Leonard Baby: Leonard Baby Loves You
Not to be mistaken as nostalgic, Leonard Baby’s paintings are nudging us awake to the present instead of daydreaming of a romanticized past. Leonard Baby borrows images from films as the basis for his compositions, referencing disparate genres from The Young Girls of Rochefort to The Parent Trap.
Baby isolates a single shot; a pair of hands on a table or a figure with their face turned away. The painting, It's a Game of Give and Take, depicts a street scene, the legs of someone on a bicycle, and a vintage car paused on the road in the middle ground, all under a blue sky in what looks like Mayberry - a fictional community that was the setting for popular American television sitcoms. He evokes a whimpering memory, the transporting flash of recollection that slips away from us the instant we feel its presence.
In the paintings, Pills and Pastries and In My Own Way I’ll Let You Know, Baby uses the classic composition of a still-life, delightful cakes and bottles with glasses resting on a table. However, Baby includes a hand or hands reaching toward the objects to activate the still-life display. The identity of the person reaching is never revealed as he offers not even a glimpse of their face. A narrative or story is alluded to in each painting but not entirely told. We imagine what might be happening outside of the painting and who the hand belongs to and what might occur.
Something curious happens while moving from one painting to the next. The clear and certain images from different films swirl together; the dog on an ironing board melds with the girl weeping in her bed as if they are happening in the same house that we are walking through. The paintings all together are united with their Looney Tunes color palette to form a bond masking their different cinematic origins.

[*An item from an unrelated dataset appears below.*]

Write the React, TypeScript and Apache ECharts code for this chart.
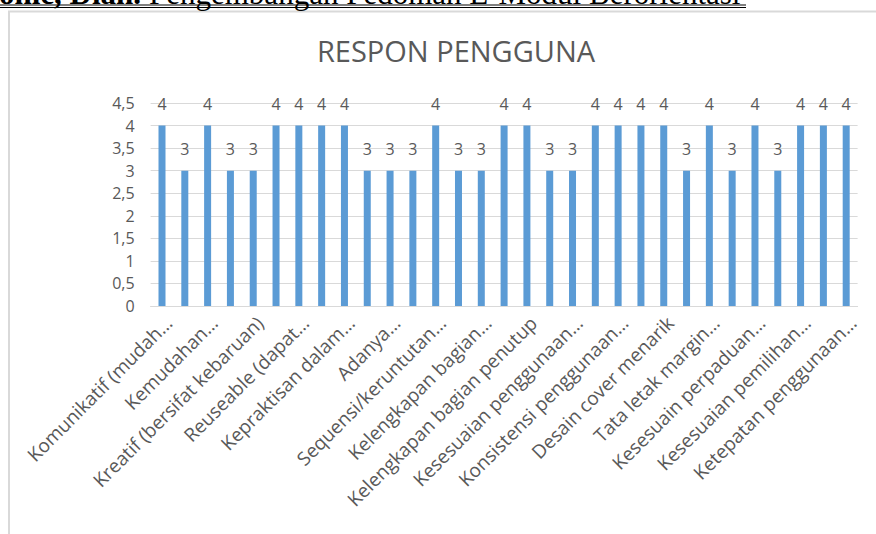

Baby holds each painting in his lap while he paints rather than using an easel. This method of painting sustains a high level of intimacy which is further implied by the use of soft pink color brushed along the wood edges of each painting. The wood panel format stretches the scene out in a wide cinematic format. The paintings beckon to be held close and carried away like a keepsake.
Leonard Baby was born in 1996 and grew up in Manitou Springs, Colorado. He currently lives and works in Brooklyn, New York. Baby has shown work with Pamela Salisbury Gallery in Hudson, NY, Kutlesa Gallery in Glodau, Switzerland, The Artist Room in London, UK, and The Lodge in Los Angeles, CA.